Residents should listen to local authorities as widespread power outages and
storm damages make travel dangerous
The American Red Cross is continuing a major relief operation throughout the Mid-Atlantic and Northeast to shelter and assist people affected by Superstorm Sandy. Millions awoke this morning to power outages, fallen trees, scattered debris, and flooded neighborhoods and the Red Cross is working hard to get help where it is needed.
Nearly 11,000 people spent Monday night in more than 250 Red Cross shelters across 16 states including New Jersey, New York, Pennsylvania, Connecticut, Rhode Island, Maryland, Delaware, Virginia, West Virginia, North Carolina, Massachusetts, Vermont, New Hampshire, Maine, Indiana, and Michigan. These numbers could increase as the storm moves into cities like Chicago, Cleveland, Detroit and Milwaukee with heavy wind, rain and snow.
“Our first priority is to get people the help they need – providing families and individuals with a safe place to stay and food to eat,” said Charley Shimanski, senior vice president of Disaster Services for the Red Cross. “While it is too early to know the full extent of Sandy’s damage, we expect to be working with a variety of partners to help people for the next several weeks.”
The Red Cross has mobilized 1,700 disaster workers from all over the country who have served more than 25,000 meals and snacks so far. We have also activated167 response vehicles and shipped in more than 230,000 ready-to-eat meals. This is a huge disaster, bigger than any one organization can handle and the Red Cross is working closely with multiple partners including a variety of civic groups, advocacy organizations, professional organizations and houses of worship to share their expertise and volunteers.
SAFETY AFTER THE STORM In areas hit by this storm, the Red Cross urges people to check on their neighbors, make sure everyone is okay, and take care of each other until help arrives. Everyone should follow the direction of their local officials during this disaster – evacuate if told to do so, stay in a safe place and off the roads until the storm is over, and do not return home until officials say it is okay.
To find a Red Cross shelter, people can download the Red Cross Hurricane app, visit the Red Cross web site, call 1-800-RED CROSS (1-800-733-2767), or check local media outlets. People can let their loved ones know how they are by using the “I’m Safe” button on the Red Cross Hurricane App which can be found in the Apple App Store and the Google Play Store for Android by searching for American Red Cross. People can also register on the Red Cross Safe and Well website to let loved ones know they are okay. To register, visit http://www.redcross.org or call 1-800-RED-CROSS (1-800-733-2767).
With more than 7 million people without power as of Tuesday morning, residents should take precautions to ensure the safety of themselves and their loved ones. For those without power, surround food with ice in a cooler or refrigerator to keep food cold for a longer period of time and keep the refrigerator and freezer doors closed as much as possible. Use flashlights, not candles. Residents should also turn off and unplug all unnecessary electrical equipment and any appliances, equipment or electronics that were on when the power went out to avoid damaging them when the power is restored. Finally, eliminate unnecessary travel, especially by car as traffic lights will be out and roads congested.

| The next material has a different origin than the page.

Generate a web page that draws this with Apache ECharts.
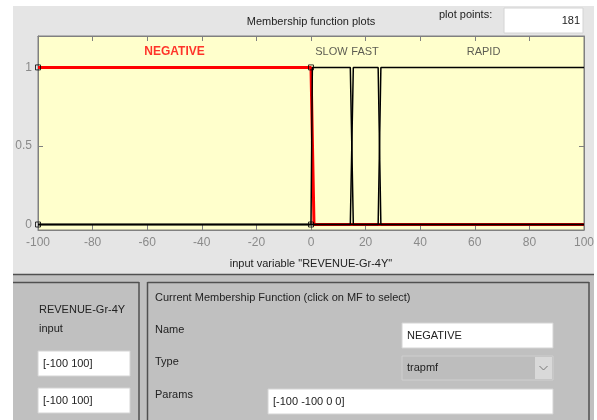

FINANCIAL AND BLOOD DONATIONS NEEDED “The Red Cross response to Sandy is very large and will be very costly, affecting a massive area spanning much of the eastern half of the country. We need the public’s help now,” said Shimanski.

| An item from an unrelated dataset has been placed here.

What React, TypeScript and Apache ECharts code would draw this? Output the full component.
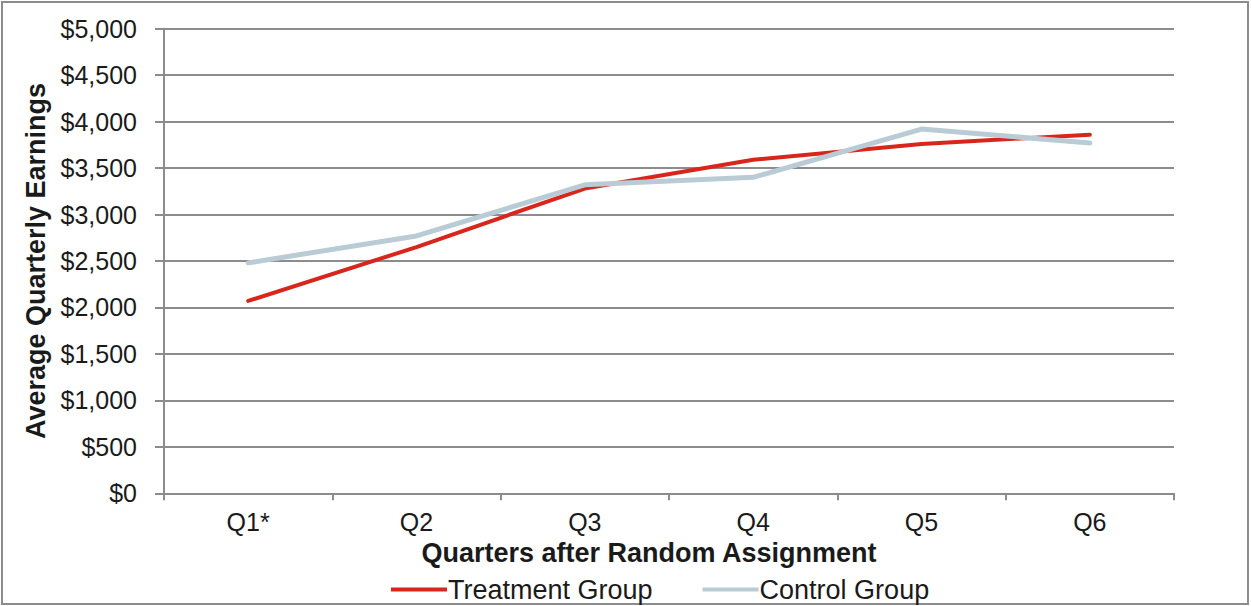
import React, { useEffect, useRef } from "react";
import * as echarts from "echarts";

const categories = ["Q1*", "Q2", "Q3", "Q4", "Q5", "Q6"];
const treatment = [2070, 2650, 3280, 3590, 3760, 3860];
const control = [2480, 2770, 3320, 3400, 3920, 3770];
const yTicks = { min: 0, max: 5000, interval: 500 };

const FONT = "'Liberation Sans', Arial, sans-serif";
const GRAY = "#8c8c8c";

export default function App() {
  const ref = useRef<HTMLDivElement>(null);
  useEffect(() => {
    if (!ref.current) return;
    const chart = echarts.init(ref.current, undefined, { renderer: "svg" });
    chart.setOption({
      animation: false,
      backgroundColor: "#ffffff",
      textStyle: { fontFamily: FONT },
      graphic: [
        {
          type: "rect",
          shape: { x: 2, y: 2, width: 1246, height: 602 },
          style: { fill: "none", stroke: GRAY, lineWidth: 2 },
          silent: true,
        },
      ],
      grid: { left: 164, right: 77, top: 28.7, bottom: 112.7, containLabel: false },
      legend: {
        left: 386,
        top: 571,
        icon: "rect",
        itemWidth: 56,
        itemHeight: 4,
        itemGap: 50,
        textStyle: { fontFamily: FONT, fontSize: 27, color: "#1a1a1a", padding: [0, 0, 0, -4] },
        data: ["Treatment Group", "Control Group"],
      },
      xAxis: {
        type: "category",
        data: categories,
        boundaryGap: true,
        axisLine: { show: true, lineStyle: { color: GRAY, width: 2 } },
        axisTick: { show: true, length: 7, lineStyle: { color: GRAY, width: 2 } },
        axisLabel: { fontFamily: FONT, fontSize: 25, color: "#1a1a1a", margin: 16 },
        name: "Quarters after Random Assignment",
        nameLocation: "middle",
        nameGap: 46,
        nameTextStyle: {
          fontFamily: FONT,
          fontSize: 27,
          fontWeight: "bold",
          color: "#1a1a1a",
          padding: [0, 40, 0, 0],
        },
      },
      yAxis: {
        type: "value",
        min: yTicks.min,
        max: yTicks.max,
        interval: yTicks.interval,
        axisLine: { show: true, lineStyle: { color: GRAY, width: 2 } },
        axisTick: { show: true, length: 9, lineStyle: { color: GRAY, width: 2 } },
        splitLine: { show: true, lineStyle: { color: GRAY, width: 2 } },
        axisLabel: {
          fontFamily: FONT,
          fontSize: 25,
          color: "#1a1a1a",
          margin: 27,
          formatter: (v: number) => "$" + v.toLocaleString("en-US"),
        },
        name: "Average Quarterly Earnings",
        nameLocation: "middle",
        nameGap: 113,
        nameTextStyle: { fontFamily: FONT, fontSize: 27, fontWeight: "bold", color: "#1a1a1a" },
      },
      series: [
        {
          name: "Treatment Group",
          type: "line",
          data: treatment,
          symbol: "none",
          color: "#d9261c",
          lineStyle: { color: "#d9261c", width: 4, cap: "round", join: "round" },
        },
        {
          name: "Control Group",
          type: "line",
          data: control,
          symbol: "none",
          color: "#b9cbd5",
          lineStyle: { color: "#b9cbd5", width: 5, cap: "round", join: "round" },
        },
      ],
    });
    return () => chart.dispose();
  }, []);
  return (
    <div
      ref={ref}
      style={{ position: "fixed", left: 0, top: 0, width: 1251, height: 606 }}
    />
  );
}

Financial donations help the Red Cross provide shelter, food, emotional support and other assistance to those affected by disasters like Hurricane Sandy. To donate, people can visit http://www.redcross.org, call 1-800-RED-CROSS, or text the word REDCROSS to 90999 to make a $10 donation. Contributions may also be sent to someone’s local Red Cross chapter or to the American Red Cross, P.O. Box 37243, Washington, DC 20013.

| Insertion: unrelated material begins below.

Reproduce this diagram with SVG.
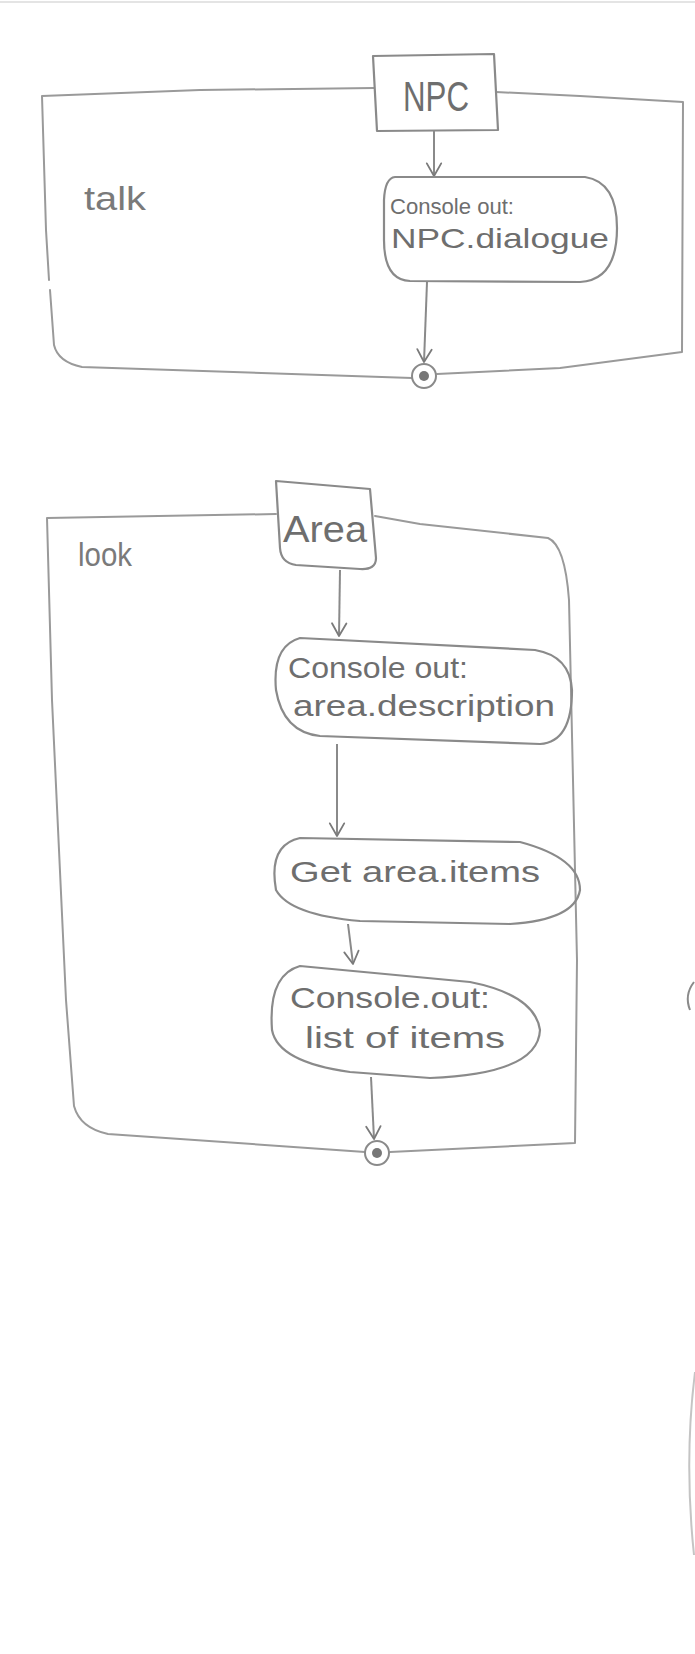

Approximately 300 Red Cross blood drives have already been cancelled due to the storm, and more are expected. The Red Cross is urging immediate blood and platelet donations in areas unaffected by this storm and asks that people in the affected areas consider donating blood once the storm passes through and it’s safe to do so.
Individuals who are 17 years of age (16 with parental permission in some states), meet height and weight requirements (110 pounds or more, depending on their height), and who are generally in good health may be eligible to donate blood. To schedule an appointment, please go to redcrossblood.org or call 1-800-RED CROSS.
About the American Red Cross:
The American Red Cross shelters, feeds and provides emotional support to victims of disasters; supplies nearly half of the nation’s blood; teaches lifesaving skills; provides international humanitarian aid; and supports military members and their families. The Red Cross is a charitable organization — not a government agency — and depends on volunteers and the generosity of the American public to perform its mission. For more information, please visit www.redcross.org or join our blog at http://blog.redcross.org.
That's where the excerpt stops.